**Your task:** Copy out each line exactly; pictures stay out of the copy.

++++ Data

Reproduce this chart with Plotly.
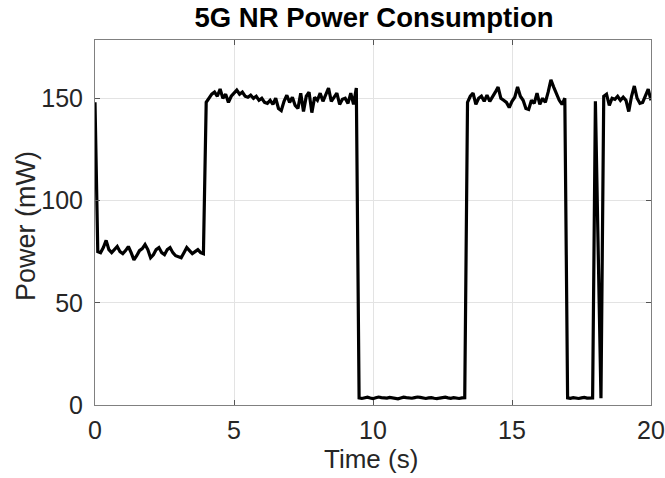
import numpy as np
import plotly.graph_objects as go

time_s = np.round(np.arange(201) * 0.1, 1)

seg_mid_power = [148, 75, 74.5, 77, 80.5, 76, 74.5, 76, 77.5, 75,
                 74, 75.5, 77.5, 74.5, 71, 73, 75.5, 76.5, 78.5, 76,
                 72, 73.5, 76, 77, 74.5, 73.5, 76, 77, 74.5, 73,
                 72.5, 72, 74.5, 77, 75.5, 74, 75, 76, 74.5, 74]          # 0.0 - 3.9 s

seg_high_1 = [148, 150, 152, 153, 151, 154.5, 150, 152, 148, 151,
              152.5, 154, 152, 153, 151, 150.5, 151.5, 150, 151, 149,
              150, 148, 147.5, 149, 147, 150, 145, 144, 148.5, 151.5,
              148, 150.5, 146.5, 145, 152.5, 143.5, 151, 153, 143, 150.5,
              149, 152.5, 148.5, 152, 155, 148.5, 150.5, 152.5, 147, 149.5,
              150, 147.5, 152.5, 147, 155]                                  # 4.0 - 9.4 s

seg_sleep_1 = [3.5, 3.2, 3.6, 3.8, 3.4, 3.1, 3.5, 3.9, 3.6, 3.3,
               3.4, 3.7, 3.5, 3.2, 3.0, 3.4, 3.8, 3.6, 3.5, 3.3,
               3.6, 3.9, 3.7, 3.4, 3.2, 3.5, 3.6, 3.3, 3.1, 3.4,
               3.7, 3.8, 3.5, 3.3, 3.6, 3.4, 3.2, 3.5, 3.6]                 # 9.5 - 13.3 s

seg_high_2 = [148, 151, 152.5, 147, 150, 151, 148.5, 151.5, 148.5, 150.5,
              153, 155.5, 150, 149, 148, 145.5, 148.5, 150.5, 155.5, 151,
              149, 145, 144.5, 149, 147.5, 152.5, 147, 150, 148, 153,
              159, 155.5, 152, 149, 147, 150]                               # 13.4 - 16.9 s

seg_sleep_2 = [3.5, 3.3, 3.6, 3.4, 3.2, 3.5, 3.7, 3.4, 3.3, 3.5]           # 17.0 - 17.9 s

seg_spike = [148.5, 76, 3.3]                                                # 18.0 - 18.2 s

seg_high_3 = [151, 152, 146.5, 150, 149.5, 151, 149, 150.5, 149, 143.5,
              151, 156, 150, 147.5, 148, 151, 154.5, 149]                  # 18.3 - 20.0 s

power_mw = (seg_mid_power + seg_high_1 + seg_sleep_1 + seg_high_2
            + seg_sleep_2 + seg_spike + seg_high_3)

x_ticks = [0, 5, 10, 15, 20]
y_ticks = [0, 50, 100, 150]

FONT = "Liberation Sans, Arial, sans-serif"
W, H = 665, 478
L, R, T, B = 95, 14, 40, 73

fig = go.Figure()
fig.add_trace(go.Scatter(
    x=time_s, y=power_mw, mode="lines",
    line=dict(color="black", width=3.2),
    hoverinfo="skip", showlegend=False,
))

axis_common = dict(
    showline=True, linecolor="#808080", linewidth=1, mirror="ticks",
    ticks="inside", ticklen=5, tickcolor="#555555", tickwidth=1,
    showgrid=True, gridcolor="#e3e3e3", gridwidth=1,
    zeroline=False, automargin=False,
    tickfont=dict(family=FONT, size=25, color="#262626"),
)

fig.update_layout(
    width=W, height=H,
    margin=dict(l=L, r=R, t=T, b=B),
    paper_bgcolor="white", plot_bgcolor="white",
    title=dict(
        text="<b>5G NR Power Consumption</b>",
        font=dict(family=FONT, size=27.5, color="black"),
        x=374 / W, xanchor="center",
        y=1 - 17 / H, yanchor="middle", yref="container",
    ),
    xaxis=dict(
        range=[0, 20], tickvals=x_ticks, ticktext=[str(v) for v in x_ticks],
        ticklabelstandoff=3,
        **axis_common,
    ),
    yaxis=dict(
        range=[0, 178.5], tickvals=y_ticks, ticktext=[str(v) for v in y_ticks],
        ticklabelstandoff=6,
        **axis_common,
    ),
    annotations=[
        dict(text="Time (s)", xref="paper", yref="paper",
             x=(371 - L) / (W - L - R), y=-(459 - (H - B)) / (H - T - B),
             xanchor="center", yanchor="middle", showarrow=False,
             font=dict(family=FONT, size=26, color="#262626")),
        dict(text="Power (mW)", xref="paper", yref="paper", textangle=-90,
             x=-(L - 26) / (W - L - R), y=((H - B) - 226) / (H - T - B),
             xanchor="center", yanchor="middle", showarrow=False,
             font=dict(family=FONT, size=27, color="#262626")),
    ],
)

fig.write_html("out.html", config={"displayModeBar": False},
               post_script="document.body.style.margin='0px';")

++++++++

**Response to the exercise:**
Reproduce this chart with Plotly.
import numpy as np
import plotly.graph_objects as go

time_s = np.round(np.arange(201) * 0.1, 1)

seg_mid_power = [148, 75, 74.5, 77, 80.5, 76, 74.5, 76, 77.5, 75,
                 74, 75.5, 77.5, 74.5, 71, 73, 75.5, 76.5, 78.5, 76,
                 72, 73.5, 76, 77, 74.5, 73.5, 76, 77, 74.5, 73,
                 72.5, 72, 74.5, 77, 75.5, 74, 75, 76, 74.5, 74]          # 0.0 - 3.9 s

seg_high_1 = [148, 150, 152, 153, 151, 154.5, 150, 152, 148, 151,
              152.5, 154, 152, 153, 151, 150.5, 151.5, 150, 151, 149,
              150, 148, 147.5, 149, 147, 150, 145, 144, 148.5, 151.5,
              148, 150.5, 146.5, 145, 152.5, 143.5, 151, 153, 143, 150.5,
              149, 152.5, 148.5, 152, 155, 148.5, 150.5, 152.5, 147, 149.5,
              150, 147.5, 152.5, 147, 155]                                  # 4.0 - 9.4 s

seg_sleep_1 = [3.5, 3.2, 3.6, 3.8, 3.4, 3.1, 3.5, 3.9, 3.6, 3.3,
               3.4, 3.7, 3.5, 3.2, 3.0, 3.4, 3.8, 3.6, 3.5, 3.3,
               3.6, 3.9, 3.7, 3.4, 3.2, 3.5, 3.6, 3.3, 3.1, 3.4,
               3.7, 3.8, 3.5, 3.3, 3.6, 3.4, 3.2, 3.5, 3.6]                 # 9.5 - 13.3 s

seg_high_2 = [148, 151, 152.5, 147, 150, 151, 148.5, 151.5, 148.5, 150.5,
              153, 155.5, 150, 149, 148, 145.5, 148.5, 150.5, 155.5, 151,
              149, 145, 144.5, 149, 147.5, 152.5, 147, 150, 148, 153,
              159, 155.5, 152, 149, 147, 150]                               # 13.4 - 16.9 s

seg_sleep_2 = [3.5, 3.3, 3.6, 3.4, 3.2, 3.5, 3.7, 3.4, 3.3, 3.5]           # 17.0 - 17.9 s

seg_spike = [148.5, 76, 3.3]                                                # 18.0 - 18.2 s

seg_high_3 = [151, 152, 146.5, 150, 149.5, 151, 149, 150.5, 149, 143.5,
              151, 156, 150, 147.5, 148, 151, 154.5, 149]                  # 18.3 - 20.0 s

power_mw = (seg_mid_power + seg_high_1 + seg_sleep_1 + seg_high_2
            + seg_sleep_2 + seg_spike + seg_high_3)

x_ticks = [0, 5, 10, 15, 20]
y_ticks = [0, 50, 100, 150]

FONT = "Liberation Sans, Arial, sans-serif"
W, H = 665, 478
L, R, T, B = 95, 14, 40, 73

fig = go.Figure()
fig.add_trace(go.Scatter(
    x=time_s, y=power_mw, mode="lines",
    line=dict(color="black", width=3.2),
    hoverinfo="skip", showlegend=False,
))

axis_common = dict(
    showline=True, linecolor="#808080", linewidth=1, mirror="ticks",
    ticks="inside", ticklen=5, tickcolor="#555555", tickwidth=1,
    showgrid=True, gridcolor="#e3e3e3", gridwidth=1,
    zeroline=False, automargin=False,
    tickfont=dict(family=FONT, size=25, color="#262626"),
)

fig.update_layout(
    width=W, height=H,
    margin=dict(l=L, r=R, t=T, b=B),
    paper_bgcolor="white", plot_bgcolor="white",
    title=dict(
        text="<b>5G NR Power Consumption</b>",
        font=dict(family=FONT, size=27.5, color="black"),
        x=374 / W, xanchor="center",
        y=1 - 17 / H, yanchor="middle", yref="container",
    ),
    xaxis=dict(
        range=[0, 20], tickvals=x_ticks, ticktext=[str(v) for v in x_ticks],
        ticklabelstandoff=3,
        **axis_common,
    ),
    yaxis=dict(
        range=[0, 178.5], tickvals=y_ticks, ticktext=[str(v) for v in y_ticks],
        ticklabelstandoff=6,
        **axis_common,
    ),
    annotations=[
        dict(text="Time (s)", xref="paper", yref="paper",
             x=(371 - L) / (W - L - R), y=-(459 - (H - B)) / (H - T - B),
             xanchor="center", yanchor="middle", showarrow=False,
             font=dict(family=FONT, size=26, color="#262626")),
        dict(text="Power (mW)", xref="paper", yref="paper", textangle=-90,
             x=-(L - 26) / (W - L - R), y=((H - B) - 226) / (H - T - B),
             xanchor="center", yanchor="middle", showarrow=False,
             font=dict(family=FONT, size=27, color="#262626")),
    ],
)

fig.write_html("out.html", config={"displayModeBar": False},
               post_script="document.body.style.margin='0px';")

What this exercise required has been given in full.